In Farm to Table: The Essential Guide to Sustainable Food Systems for Students, Professionals, and Consumers, the authors define the term as encompassing core concepts with a commitment to:
- Fresh, wholesome, flavorful food
- Support for local farmers and producers and the rights of farm and food industry workers
- Sustainable farming and fishing practices and humane animal husbandry
- Local economies
The book is comprised of two main sections: Farm and Table, where the “Farm” segment focuses on the environment, industrial ag, monocropping, CAFOs, and the future of farming, and the “Table” segment addresses restaurants, local purchasing, green restaurant practices, school and institutional food service, and marketing the concept of Farm-to-Table.
As so often happens in books attempting to address multiple complex issues, it is “a mile wide and an inch deep” – essentially an encyclopedia. The benefit of an encyclopedia is that one can use the information as a jumping off point to research an issue in more depth.
We are facing a time when “students, professionals, and consumers” need to learn in detail about applying these concepts in their lives, wherever they are in the food system, whether they grow, process, package, prepare, market, purchase, and – most certainly – consume it.

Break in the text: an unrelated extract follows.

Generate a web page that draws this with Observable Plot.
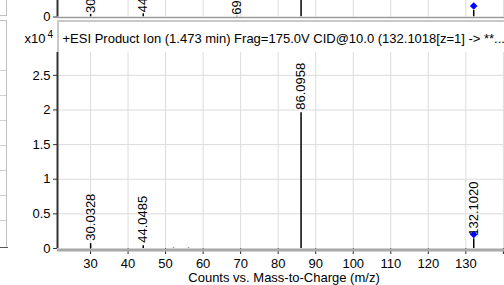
<!DOCTYPE html>
<html><head><meta charset="utf-8">
<script src="https://cdn.jsdelivr.net/npm/d3@7"></script>
<script src="https://cdn.jsdelivr.net/npm/@observablehq/plot@0.6"></script>
<style>
body{margin:0;background:#fff;font-family:"Liberation Sans",Arial,sans-serif;}
#wrap{position:relative;width:504px;height:285px;overflow:hidden;background:#fff;}
#upper,#main{position:absolute;left:0;top:0;}
.deco{position:absolute;}
</style></head><body>
<div id="wrap">
  <div id="upper"></div>
  <div class="deco" style="left:57px;top:20px;width:447px;height:30px;border-top:2px solid #c8c8c8;border-left:2px solid #c8c8c8;background:#fff;"></div>
  <div id="main"></div>
</div>
<script>
// ---- data (intensities in x10^4 counts) ----
const peakMz    = [30.0328, 44.0485, 52.1, 56.1, 86.0958, 132.1020];
const peakInt   = [0.07, 0.04, 0.006, 0.006, 1.96, 0.14];
const peakLabel = ["30.0328", "44.0485", "", "", "86.0958", "132.1020"];
const precursorMz = [132.1020];
const precursorInt = [0.14];

// upper (partially visible) spectrum, arbitrary units of its own axis
const upperMz    = [30.03, 44.05, 69.0, 86.10, 132.10];
const upperInt   = [0.15, 0.2, 0.05, 5, 0.4];
const upperLabel = ["30", "44", "69", "", ""];

const xTicks = [30, 40, 50, 60, 70, 80, 90, 100, 110, 120, 130, 140];
const yTicks = [0, 0.5, 1, 1.5, 2, 2.5];
const titleText = "+ESI Product Ion (1.473 min) Frag=175.0V CID@10.0 (132.1018[z=1] -> **...";
const xLabel = "Counts vs. Mass-to-Charge (m/z)";
const yExp = ["x10", "4"];

const xDomain = [21.2, 140.3];
const font = "'Liberation Sans', Arial, sans-serif";

const peaks = peakMz.map((m, i) => ({mz: m, int: peakInt[i], label: peakLabel[i]}));
const labeled = peaks.filter(d => d.label);
const prec = precursorMz.map((m, i) => ({mz: m, int: precursorInt[i]}));
const upeaks = upperMz.map((m, i) => ({mz: m, int: upperInt[i], label: upperLabel[i]}));

// ---- upper strip ----
const upper = Plot.plot({
  width: 504, height: 24,
  marginLeft: 57, marginRight: 0, marginTop: 0, marginBottom: 7.5,
  x: {domain: xDomain},
  y: {domain: [0, 1]},
  style: {fontFamily: font, fontSize: "13px", color: "#000", background: "transparent"},
  marks: [
    Plot.gridX(xTicks, {stroke: "#dcdcdc", strokeOpacity: 1}),
    Plot.ruleY([0], {stroke: "#9a9a9a", strokeWidth: 1.5, dy: 0.5}),
    Plot.ruleX(upeaks, {x: "mz", y1: 0, y2: "int", stroke: "#000", strokeWidth: 1.5, clip: true}),
    Plot.text(upeaks.filter(d => d.label), {x: "mz", y: "int", text: "label", rotate: -90, textAnchor: "start", dy: -1.5, fill: "#000"}),
    Plot.dot([upeaks[4]], {x: "mz", y: "int", symbol: "diamond2", r: 3.4, fill: "#0000ff", stroke: "none", dy: -4.5}),
    Plot.ruleX([xDomain[0]], {stroke: "#333", strokeWidth: 2, y1: 0, y2: 1}),
    Plot.axisY([0], {tickSize: 4, tickPadding: 3, tickFormat: d => String(d), label: null, stroke: "#333"}),
    Plot.axisX([], {label: null})
  ]
});
document.getElementById("upper").appendChild(upper);

// ---- main chart ----
const main = Plot.plot({
  width: 504, height: 285,
  marginLeft: 57, marginRight: 0, marginTop: 52, marginBottom: 37,
  x: {domain: xDomain},
  y: {domain: [0, 2.83]},
  style: {fontFamily: font, fontSize: "13px", color: "#000", background: "transparent"},
  marks: [
    Plot.gridX(xTicks, {stroke: "#dcdcdc", strokeOpacity: 1}),
    Plot.gridY(yTicks.filter(d => d > 0), {stroke: "#dcdcdc", strokeOpacity: 1}),
    Plot.axisX(xTicks, {tickSize: 6, tickPadding: 4, tickFormat: d => d === 140 ? "" : String(d), label: null, stroke: "#222"}),
    Plot.axisY(yTicks, {tickSize: 4, tickPadding: 3, tickFormat: d => String(d), label: null, stroke: "#333"}),
    Plot.ruleY([0], {stroke: "#a8a8a8", strokeWidth: 3, dy: 1.5}),
    Plot.ruleX(peaks, {x: "mz", y1: 0, y2: "int", stroke: "#000", strokeWidth: 1.5}),
    Plot.text(labeled, {x: "mz", y: "int", text: "label", rotate: -90, textAnchor: "start", dy: -3, fill: "#000"}),
    Plot.dot(prec, {x: "mz", y: "int", symbol: "diamond2", r: 3.4, fill: "#0000ff", stroke: "none", dy: -4.3}),
    Plot.ruleX([xDomain[0]], {stroke: "#333", strokeWidth: 2, y1: 0, y2: 2.83}),
    Plot.text([titleText], {frameAnchor: "top-left", dx: 5, dy: -19, lineAnchor: "top", textAnchor: "start", fontSize: 13}),
    Plot.text([yExp[0]], {frameAnchor: "top-left", dx: -12, dy: -19, lineAnchor: "top", textAnchor: "end", fontSize: 13}),
    Plot.text([yExp[1]], {frameAnchor: "top-left", dx: -10, dy: -22, lineAnchor: "top", textAnchor: "start", fontSize: 10}),
    Plot.text([xLabel], {frameAnchor: "bottom", dx: 3, dy: 24, lineAnchor: "top", fontSize: 13})
  ]
});
document.getElementById("main").appendChild(main);

// ---- left window-edge decoration ----
const wrap = document.getElementById("wrap");
function deco(style){ const d = document.createElement("div"); d.className = "deco"; d.setAttribute("style", style); wrap.appendChild(d); }
deco("left:0;top:0;width:6px;height:15px;border-right:1px solid #c0c0c0;border-bottom:1px solid #c0c0c0;background:#fff;");
deco("left:0;top:20px;width:6px;height:227px;border-top:1px solid #c0c0c0;border-right:1px solid #c0c0c0;");
for (let y = 70; y <= 220; y += 25) deco(`left:0;top:${y}px;width:6px;height:1px;background:#cfcfcf;`);
deco("left:0;top:247px;width:8px;height:1px;background:#555;");
</script>
</body></html>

In the opening chapter, titled “The Environmental Costs of Industrial Agriculture,” the overarching issue of climate change gets only about 500 words and fossil fuel use gets just 300 more.
Chapter One closes with: “A diet that comes from industrial agriculture influences global warming because the food we eat is inextricably linked to the consumption of fossil fuels and the production of greenhouse gases.” The solution? “By supporting producers that minimize inputs and use production methods designed to limit climate change, consumers can make a more lasting impact.”
Farm to Table may be useful as a high-level summary of wide variety of food and farming issues, however it provides a very little detail and real practical advice. And as an encyclopedia it is very rapidly dated.
Use it as a launch point for a discussion of food system dynamics, but don’t depend on it to provide resolutions – or even recommendations – to deal with the deep and difficult challenges we face with climate change as we try to build security back into our food system.